Yesterday, Commissioner Füle, in occasion of the Western Balkan Forum held in Luxembourg, addressed the former Jugoslavian republics on their accession to the EU, defining priorities and welcoming the measures already taken. The complete speech made by DG Enlargment Commissioner can be found here.
The most important pattern noticed by the author of this post is the ease and confidence demonstrated by Commissioner Füle in vaguely defining “corruption and organized crime” as two of the fundamental areas where Montenegro, Serbia and Albania have to show their committment.
It would be of no interest trying to understand whether or not corruption and organized crime exist in those countries and if those two phenomenons are effective or not. A political debate on such bases would lead to a never ending sophistic ping-pong.
A far more interesting approach would be the one encompassing the social and cultural consequences of the way Serbia, Montenegro and Albania intend to “fight” corruption and organized crimes. Avoiding unfruitful diplomatic discourse, is it out of any reasonable doubt that several members of the former governments of those states were somehow related to organized crime and/or were directly involved in pernicious corruptions practices. It is also indubitably true that those practices seems to be somehow accepted in Serbia, Montenegro and Albania. Nothing new till now.
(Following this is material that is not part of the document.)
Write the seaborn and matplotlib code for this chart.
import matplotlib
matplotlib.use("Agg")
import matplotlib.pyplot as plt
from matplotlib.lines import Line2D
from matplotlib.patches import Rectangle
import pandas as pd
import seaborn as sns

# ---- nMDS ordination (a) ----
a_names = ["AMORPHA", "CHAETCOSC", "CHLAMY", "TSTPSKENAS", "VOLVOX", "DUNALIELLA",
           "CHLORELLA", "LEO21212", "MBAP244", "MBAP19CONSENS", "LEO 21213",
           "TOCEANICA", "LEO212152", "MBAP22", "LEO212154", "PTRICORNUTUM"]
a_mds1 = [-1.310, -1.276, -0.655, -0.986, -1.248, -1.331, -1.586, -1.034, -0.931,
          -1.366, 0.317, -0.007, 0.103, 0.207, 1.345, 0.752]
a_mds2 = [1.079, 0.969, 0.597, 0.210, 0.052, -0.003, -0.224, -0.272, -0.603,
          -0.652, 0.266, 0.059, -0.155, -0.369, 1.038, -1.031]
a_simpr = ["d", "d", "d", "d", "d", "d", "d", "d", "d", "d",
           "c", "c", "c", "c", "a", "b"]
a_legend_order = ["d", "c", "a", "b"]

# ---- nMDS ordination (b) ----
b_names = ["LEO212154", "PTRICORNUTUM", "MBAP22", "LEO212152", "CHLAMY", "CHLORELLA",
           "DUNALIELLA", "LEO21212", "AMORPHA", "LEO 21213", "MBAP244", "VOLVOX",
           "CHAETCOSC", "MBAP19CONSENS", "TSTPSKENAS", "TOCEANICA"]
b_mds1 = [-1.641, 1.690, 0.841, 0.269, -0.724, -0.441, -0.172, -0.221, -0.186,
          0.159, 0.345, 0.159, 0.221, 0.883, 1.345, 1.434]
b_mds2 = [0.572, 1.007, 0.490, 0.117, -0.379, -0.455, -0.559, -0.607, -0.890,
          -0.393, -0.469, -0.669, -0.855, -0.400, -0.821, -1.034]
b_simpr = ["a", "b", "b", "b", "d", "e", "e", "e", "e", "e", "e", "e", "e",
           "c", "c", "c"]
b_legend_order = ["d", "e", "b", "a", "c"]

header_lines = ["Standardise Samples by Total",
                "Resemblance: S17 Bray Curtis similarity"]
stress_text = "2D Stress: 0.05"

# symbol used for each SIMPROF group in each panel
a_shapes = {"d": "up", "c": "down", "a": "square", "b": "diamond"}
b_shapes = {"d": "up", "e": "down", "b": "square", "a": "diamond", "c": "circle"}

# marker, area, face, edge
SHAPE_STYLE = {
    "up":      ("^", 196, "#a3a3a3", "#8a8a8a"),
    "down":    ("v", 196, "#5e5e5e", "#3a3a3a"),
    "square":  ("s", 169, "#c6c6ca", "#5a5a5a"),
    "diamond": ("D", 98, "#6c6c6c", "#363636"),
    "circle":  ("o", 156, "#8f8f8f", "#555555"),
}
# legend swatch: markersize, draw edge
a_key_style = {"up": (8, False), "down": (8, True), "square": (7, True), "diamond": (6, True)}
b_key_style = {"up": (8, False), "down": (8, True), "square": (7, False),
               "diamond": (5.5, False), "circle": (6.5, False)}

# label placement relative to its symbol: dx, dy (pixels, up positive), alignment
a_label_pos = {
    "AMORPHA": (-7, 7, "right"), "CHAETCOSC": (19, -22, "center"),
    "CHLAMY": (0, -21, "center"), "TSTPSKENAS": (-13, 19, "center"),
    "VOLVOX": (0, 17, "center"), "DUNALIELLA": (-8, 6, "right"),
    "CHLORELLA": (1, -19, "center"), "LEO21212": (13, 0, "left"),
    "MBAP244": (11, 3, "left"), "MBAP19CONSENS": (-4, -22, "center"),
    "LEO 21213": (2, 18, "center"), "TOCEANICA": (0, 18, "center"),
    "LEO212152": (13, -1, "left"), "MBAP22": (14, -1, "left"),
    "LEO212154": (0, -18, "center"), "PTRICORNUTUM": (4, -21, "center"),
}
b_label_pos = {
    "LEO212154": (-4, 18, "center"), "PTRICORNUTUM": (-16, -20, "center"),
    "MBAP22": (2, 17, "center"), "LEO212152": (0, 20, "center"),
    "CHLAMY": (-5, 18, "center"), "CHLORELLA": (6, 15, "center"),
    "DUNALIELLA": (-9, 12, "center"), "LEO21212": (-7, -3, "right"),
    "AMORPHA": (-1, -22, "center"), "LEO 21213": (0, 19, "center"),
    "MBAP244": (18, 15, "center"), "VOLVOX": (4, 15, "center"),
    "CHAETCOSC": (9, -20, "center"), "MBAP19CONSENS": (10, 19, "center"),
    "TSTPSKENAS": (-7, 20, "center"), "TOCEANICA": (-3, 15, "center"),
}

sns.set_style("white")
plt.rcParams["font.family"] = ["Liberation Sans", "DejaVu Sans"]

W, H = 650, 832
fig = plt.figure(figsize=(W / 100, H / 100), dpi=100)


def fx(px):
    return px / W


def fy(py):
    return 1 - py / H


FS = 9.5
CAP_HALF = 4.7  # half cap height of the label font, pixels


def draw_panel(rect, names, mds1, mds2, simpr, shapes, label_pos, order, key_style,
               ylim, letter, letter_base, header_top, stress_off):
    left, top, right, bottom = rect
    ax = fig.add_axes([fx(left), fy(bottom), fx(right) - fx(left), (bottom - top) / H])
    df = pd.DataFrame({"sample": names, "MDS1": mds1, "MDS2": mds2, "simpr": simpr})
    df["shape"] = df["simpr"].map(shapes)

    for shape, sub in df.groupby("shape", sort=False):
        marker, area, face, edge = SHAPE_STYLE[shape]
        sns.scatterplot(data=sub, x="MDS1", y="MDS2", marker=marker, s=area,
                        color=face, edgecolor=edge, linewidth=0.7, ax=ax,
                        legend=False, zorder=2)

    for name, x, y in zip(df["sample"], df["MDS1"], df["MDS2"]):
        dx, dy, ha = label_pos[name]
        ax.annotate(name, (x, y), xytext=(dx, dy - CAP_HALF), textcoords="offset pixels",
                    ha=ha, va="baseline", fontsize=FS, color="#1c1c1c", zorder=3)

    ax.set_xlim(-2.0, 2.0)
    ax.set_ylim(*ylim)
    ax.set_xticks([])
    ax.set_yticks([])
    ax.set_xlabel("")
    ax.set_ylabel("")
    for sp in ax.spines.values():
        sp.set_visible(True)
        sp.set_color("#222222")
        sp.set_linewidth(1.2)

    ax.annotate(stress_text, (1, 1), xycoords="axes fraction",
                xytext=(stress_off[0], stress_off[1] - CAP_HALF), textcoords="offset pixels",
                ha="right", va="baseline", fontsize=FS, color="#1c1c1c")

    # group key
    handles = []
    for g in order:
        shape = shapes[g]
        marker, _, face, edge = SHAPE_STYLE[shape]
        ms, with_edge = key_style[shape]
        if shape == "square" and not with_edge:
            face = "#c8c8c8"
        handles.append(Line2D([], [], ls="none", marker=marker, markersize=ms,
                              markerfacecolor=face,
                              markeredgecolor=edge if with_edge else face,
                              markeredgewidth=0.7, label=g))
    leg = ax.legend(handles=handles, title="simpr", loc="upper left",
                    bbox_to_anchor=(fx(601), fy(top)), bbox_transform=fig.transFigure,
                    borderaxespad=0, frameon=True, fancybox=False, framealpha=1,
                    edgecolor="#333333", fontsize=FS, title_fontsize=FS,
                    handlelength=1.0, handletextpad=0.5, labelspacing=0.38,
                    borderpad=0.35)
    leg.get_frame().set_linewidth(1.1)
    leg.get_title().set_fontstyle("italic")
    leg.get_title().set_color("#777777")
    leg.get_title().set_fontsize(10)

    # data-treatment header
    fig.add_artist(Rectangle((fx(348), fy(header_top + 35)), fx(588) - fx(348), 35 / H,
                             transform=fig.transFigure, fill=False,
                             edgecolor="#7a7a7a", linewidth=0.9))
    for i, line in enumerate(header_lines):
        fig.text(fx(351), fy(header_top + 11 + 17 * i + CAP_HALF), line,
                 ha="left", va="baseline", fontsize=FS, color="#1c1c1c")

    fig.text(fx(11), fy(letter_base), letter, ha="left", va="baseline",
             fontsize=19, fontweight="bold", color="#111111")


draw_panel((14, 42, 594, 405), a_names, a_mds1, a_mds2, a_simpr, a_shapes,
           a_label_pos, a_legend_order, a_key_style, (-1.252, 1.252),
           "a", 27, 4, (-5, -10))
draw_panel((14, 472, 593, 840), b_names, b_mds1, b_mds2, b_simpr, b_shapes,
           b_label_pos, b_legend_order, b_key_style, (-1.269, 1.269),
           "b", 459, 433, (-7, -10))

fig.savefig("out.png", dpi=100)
A new approach would be the one trying to define in which cultural environment corruption and organized crime prevailed, managing to become the “rule”, the social value upon which individuals and groups based their actions in order to achieve a variety of objectives, from protection to political power, from economic revenues to cultural rights. Along with this new approach, evidently aimed ad analyze the past, there should be a parallel action the objective of which is to define the cultural elements residing in the Balkans societies which could be used as a leverage for the construction (or better to say the reaffirmation) of more democratic and transparent behaviors.
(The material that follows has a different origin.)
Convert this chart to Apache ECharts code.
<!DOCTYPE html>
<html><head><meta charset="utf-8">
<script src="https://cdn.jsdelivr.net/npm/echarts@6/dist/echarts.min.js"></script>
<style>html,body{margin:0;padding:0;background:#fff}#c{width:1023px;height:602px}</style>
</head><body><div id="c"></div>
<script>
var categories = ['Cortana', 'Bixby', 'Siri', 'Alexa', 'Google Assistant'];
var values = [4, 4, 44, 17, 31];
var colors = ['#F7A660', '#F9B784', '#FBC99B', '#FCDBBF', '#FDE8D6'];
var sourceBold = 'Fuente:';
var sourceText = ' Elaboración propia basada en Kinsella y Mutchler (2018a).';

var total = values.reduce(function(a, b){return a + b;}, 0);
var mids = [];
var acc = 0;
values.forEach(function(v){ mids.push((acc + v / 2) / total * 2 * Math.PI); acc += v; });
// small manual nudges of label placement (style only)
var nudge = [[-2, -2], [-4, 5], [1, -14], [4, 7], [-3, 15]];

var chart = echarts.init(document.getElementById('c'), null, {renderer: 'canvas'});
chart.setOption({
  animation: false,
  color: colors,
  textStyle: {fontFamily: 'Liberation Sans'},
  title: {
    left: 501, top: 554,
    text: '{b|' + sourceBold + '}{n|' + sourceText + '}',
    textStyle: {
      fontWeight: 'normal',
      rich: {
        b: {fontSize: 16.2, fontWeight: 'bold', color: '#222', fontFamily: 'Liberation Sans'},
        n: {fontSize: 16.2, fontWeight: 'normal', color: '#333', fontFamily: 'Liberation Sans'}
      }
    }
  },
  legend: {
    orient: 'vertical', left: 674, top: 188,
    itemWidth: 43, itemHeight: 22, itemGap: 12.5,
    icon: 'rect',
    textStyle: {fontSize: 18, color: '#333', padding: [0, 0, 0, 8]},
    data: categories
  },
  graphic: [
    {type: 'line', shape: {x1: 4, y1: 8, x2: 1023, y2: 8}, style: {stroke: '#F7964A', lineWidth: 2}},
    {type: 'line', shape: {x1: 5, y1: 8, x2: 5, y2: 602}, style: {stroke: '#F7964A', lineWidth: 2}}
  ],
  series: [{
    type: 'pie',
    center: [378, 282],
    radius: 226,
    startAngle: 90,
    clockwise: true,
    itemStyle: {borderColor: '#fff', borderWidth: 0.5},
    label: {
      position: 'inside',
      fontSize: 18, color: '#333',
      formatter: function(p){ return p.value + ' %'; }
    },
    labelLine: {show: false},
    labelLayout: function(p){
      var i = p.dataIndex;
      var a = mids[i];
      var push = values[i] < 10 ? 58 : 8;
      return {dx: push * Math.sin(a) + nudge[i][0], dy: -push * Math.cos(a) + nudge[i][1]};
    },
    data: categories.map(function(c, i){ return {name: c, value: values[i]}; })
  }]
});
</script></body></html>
The easiness by which Commissione Füle addresses the Balkan countries is disturbing, although the aim and the audience to which those recommendations were addressed are clearly noticeable: governments. From a mere political point of view, his message could be also evaluated as an encouraging outstretched hand towards Western Balkans governments (please notice, for instance, the deep understanding of Serbian political contingency regarding elections).
The question arose is whether the social reactions to those affirmations are taken in consideration or not: what the EU is planning to do in order to support those governments to make the EU itself more appealing? Probably nothing, since it is in Balkan governments’ duty. From my small experience, however, statements like the Luxembourg one are surely not welcomed by the majority of Serbians, Montenegrins and Albanian electors.
I am not that sure that Serbia, Montenegro, Albania and even Croatia can cope with the issue of “EU’s popularity” in a reasonable timeframe. The clash of values between the Balkans and the EU may be not so strong as, for example, the one between Turkey and the rest of Europe. History taught us, however, that in Balkans “grey zones” several subtle cultural questions are hidden, the consequences of which are not totally unpredictable, but not even taken in consideration by major international players.
Time could not be “ripe” for a discussion on the differences between EU cultural values and Balkan ones. But time will never be “ripe” without a serious commitment by both parties on the matter.